There’s an ever-growing list of waterfalls and other picturesque spots in the Wet Tropics that provide outdoor inspo for thousands of people via hashtags and interest-based social media groups.
If you use socials, it’s likely that in your digital travels you’ve seen a photo of a spectacular-looking natural spot, and it’s translated into an actual visit. You’re not alone. Social media is a driver and inspirer to get people out into nature.
On the one hand, this helps connect us with our environment and it supports accessibility for more people. But on the other, there is such a thing as loving a place to death.
The bright milky-blue Cardwell Spa Pools and the infinity pool at the top of Windin Falls are just two spots that have blown up on Instagram in the last few years.

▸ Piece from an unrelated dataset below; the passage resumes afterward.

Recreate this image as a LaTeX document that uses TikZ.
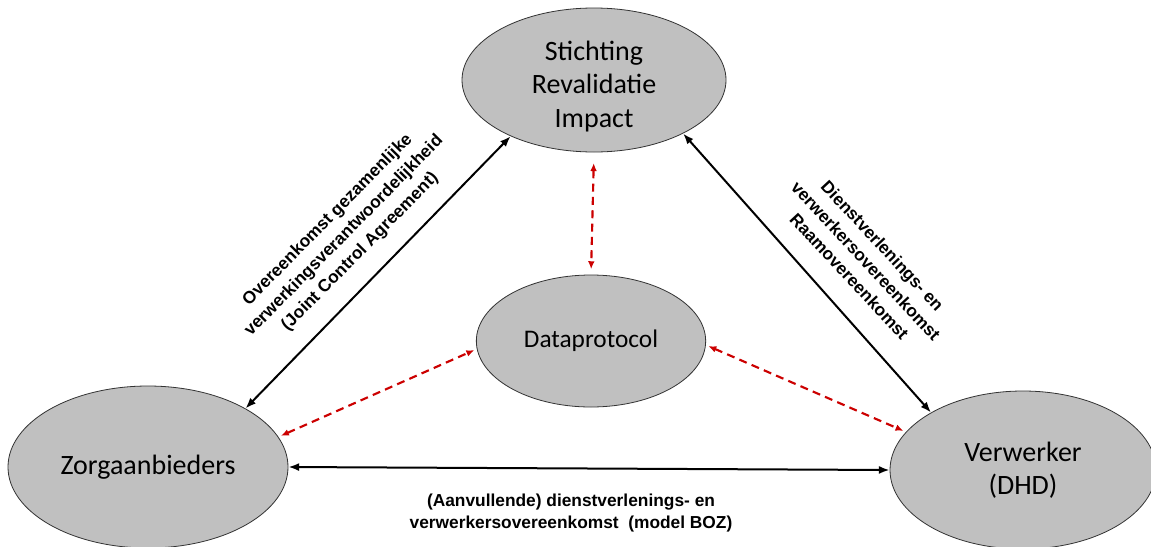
\documentclass[tikz,border=0pt]{standalone}
\usepackage{fontspec}
\setmainfont{Carlito}
\newfontfamily\labfont{Liberation Sans}
\usetikzlibrary{shapes.geometric,arrows.meta}
\definecolor{ellfill}{RGB}{192,192,192}
\definecolor{reddash}{RGB}{204,0,0}
\tikzset{
  party/.style={ellipse,draw=black!80,line width=0.6pt,fill=ellfill,inner sep=0pt,align=center,
    font=\fontsize{21}{25}\selectfont},
  contract/.style={draw=black,line width=1.5pt,{Latex[length=8pt,width=6pt]}-{Latex[length=8pt,width=6pt]}},
  datalink/.style={draw=reddash,line width=1.6pt,dash pattern=on 6pt off 4pt,
    {Latex[length=6pt,width=5pt]}-{Latex[length=6pt,width=5pt]}},
  lbl/.style={align=center,font=\labfont\bfseries\fontsize{13}{17}\selectfont,inner sep=0pt}
}
\begin{document}
\begin{tikzpicture}[x=0.75pt,y=-0.75pt]
\useasboundingbox[fill=white] (0,0) rectangle (1151,546);
\node[party,minimum width=198pt,minimum height=108pt] (sri) at (594,80)
  {\raisebox{-10.5pt}[0pt][0pt]{\begin{tabular}{@{}c@{}}Stichting\\Revalidatie\\Impact\end{tabular}}};
\node[party,minimum width=172pt,minimum height=99pt,font=\fontsize{19}{23}\selectfont] (data) at (591,341) {Dataprotocol};
\node[party,minimum width=210pt,minimum height=121.5pt] (zorg) at (148,467) {Zorgaanbieders};
\node[party,minimum width=199.5pt,minimum height=118.5pt] (verw) at (1023,470) {Verwerker\\(DHD)};

\draw[contract] (zorg.31) -- (sri.214);
\draw[contract] (sri.-31.5) -- (verw.148.5);
\draw[contract] (zorg.east) -- (verw.west);

\draw[datalink,shorten <=8pt,shorten >=4pt] (sri.south) -- (data.north);
\draw[datalink,shorten <=2pt,shorten >=2pt] (zorg.13) -- (data.184);
\draw[datalink,shorten <=2pt,shorten >=2pt] (data.-2) -- (verw.162.6);

\node[lbl,rotate=45.4] (l1) at (344,236) {Overeenkomst gezamenlijke\\verwerkingsverantwoordelijkheid\\(Joint Control Agreement)};
\node[lbl,rotate=-47] (l2) at (866,261) {Dienstverlenings- en\\verwerkersovereenkomst\\Raamovereenkomst};
\node[lbl] (l3) at (571,513) {(Aanvullende) dienstverlenings- en\\verwerkersovereenkomst\ \ (model BOZ)};
\end{tikzpicture}
\end{document}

While we’re not at risk of the drastic damage from millions of visitors, or ‘Instagram crowds’, at some locations overseas, our environment is sensitive and can be impacted by increased visitation if people aren’t doing the right thing.
Here are some simple things we can all do to help look after places when we’re out and about.
Leave it as you found it
Enjoy the moment and the environment while you’re there – that flower or rock might look great in your home, but it looks better where it is now! Also, it should go without saying but take your rubbish home with you. This includes food scraps – wildlife have specialised diets, and they can also become dependent on people for food.
Learn about wildlife by quietly observing from a distance. Avoid approaching or disturbing them. Never bring domestic animals to areas they’re not supposed to be in. Their presence, and even the scent they leave, can scare and stress native animals. Help protect wildlife rather than adding to their survival challenges.
Keep it out of the water
Sunscreen and insect repellent is bad news for critters and plants that live in waterways. Apply after you swim, or wipe it off before you hop in the water.
Stick to the path
Keep to designated walking tracks to avoid trampling young seedlings and compacting fragile soils. It might not seem like a big deal but some ecosystems are very fragile, even if they don’t look it. Leave only footprints – and leave them in the right place!
Clean your shoes
Disease, weed seeds and pathogens can easily hitch-hike to new places on your footwear. Give your shoes a good brush down before you go out walking – it’s even better if you can quickly disinfect them with mild bleach solution.
Be mindful of what you portray
If you’re posting a snap of your adventures on socials, give some thought to what your pictures might encourage others to do. Is it safe? Is it respectful? Is it setting a good example? Why not include some ‘Leave No Trace’ tips in your captions and stories and spread the word for others people. ‘Leave No Trace’ is a framework for making good decisions on enjoying the outdoors responsibly. Whether it’s in your backyard, at your local park, or in the remote wilderness, it’s all about minimising your impact.